All human history is marked by the Incarnation, the hope of nations and the Light of the world.  What was hidden for centuries was made known that night two millennia ago: God made man in the birth of a child. All we really know about the Father was made known by Jesus. He said to the questioning disciples that he and the Father were one. If you knew him, you knew the Father and Jesus would live out his years on earth in miracles and preaching that the kingdom of God had come to those who believed. He was sent to serve, not be served, and serve he did. As the sacrifice for the sins of the world, the doors of heaven were thrown open and the invitation to enter in was made. All through the death and resurrection of Christ.

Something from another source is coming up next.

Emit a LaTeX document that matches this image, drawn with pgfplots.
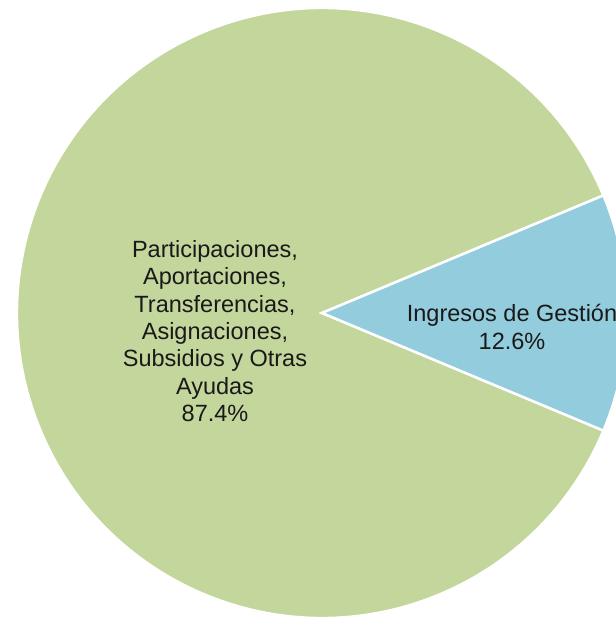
\documentclass[border=0pt]{standalone}
\usepackage{pgfplots}
\pgfplotsset{compat=1.18}
\usepackage{pgfplotstable}
\usepackage{fontspec}
\setmainfont{Liberation Sans}

\definecolor{pieGreen}{HTML}{C3D69B}
\definecolor{pieBlue}{HTML}{93CDDD}

% slice shares (percent)
\pgfplotstableread[col sep=comma]{
label,value
Ingresos,12.6
Participaciones,87.4
}\piedata

\begin{document}
\begin{tikzpicture}
\pgfplotstablegetelem{0}{value}\of\piedata \let\vIng\pgfplotsretval
\pgfplotstablegetelem{1}{value}\of\piedata \let\vPar\pgfplotsretval
\pgfmathsetmacro{\aA}{-\vIng*1.8}
\pgfmathsetmacro{\aB}{\vIng*1.8}
\pgfmathsetmacro{\aC}{\aB+\vPar*3.6}
\begin{axis}[
  width=616bp, height=620bp, scale only axis,
  xmin=0, xmax=616, ymin=0, ymax=620,
  hide axis, clip=true,
]
\fill[pieGreen, draw=white, line width=2.5bp, line join=miter]
  (axis cs:322,307) -- ++(\aB:305bp) arc[start angle=\aB, end angle=\aC, radius=305bp] -- cycle;
\fill[pieBlue, draw=white, line width=2.5bp, line join=miter]
  (axis cs:322,307) -- ++(\aA:305bp) arc[start angle=\aA, end angle=\aB, radius=305bp] -- cycle;
\node[anchor=north, inner sep=0pt, align=center, text=black!90,
  font=\fontsize{23.5bp}{27.4bp}\selectfont]
  at (axis cs:215,380) {Participaciones,\\Aportaciones,\\Transferencias,\\Asignaciones,\\Subsidios y Otras\\Ayudas\\87.4\%};
\node[anchor=north, inner sep=0pt, align=center, text=black!90,
  font=\fontsize{23.5bp}{28bp}\selectfont]
  at (axis cs:512,316) {Ingresos de Gestión\\12.6\%};
\end{axis}
\pgfresetboundingbox
\path[use as bounding box] (0,0) rectangle (616bp,620bp);
\end{tikzpicture}
\end{document}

What has this to do with grief? Paul summed it up when he said we do not grieve as the world grieves. Christians have the hope of salvation through the death and resurrection of Jesus Christ. All who die in the faith are promised a life beyond our years on earth. Jesus birth, death and resurrection means every believer will see again all who have gone before. Those in the faith who we grieve are only absent in the body, they are not dead. And neither we will die. There is no death for those who believe, only resurrection to a new body clothed in righteousness.

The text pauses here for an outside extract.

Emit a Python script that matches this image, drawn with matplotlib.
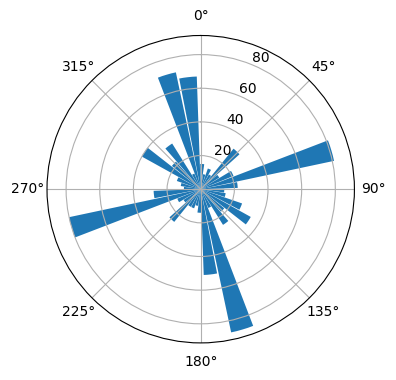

Grief is to be expected in this world, yet it is mitigated by the promise of eternal life. Both my mother and my father are near just beyond my reach. But the real hope is that God is not beyond my reach. Jesus said what is impossible for us is possible for God and he condescended to us. He is present in us through the Holy Spirit and he confirms in our hearts that we have eternal life.

I may feel some grief at Christmas by the absence of my mother, but it’s overcome by the joy found in swaddling clothes lying in a manger, the Prince of Peace.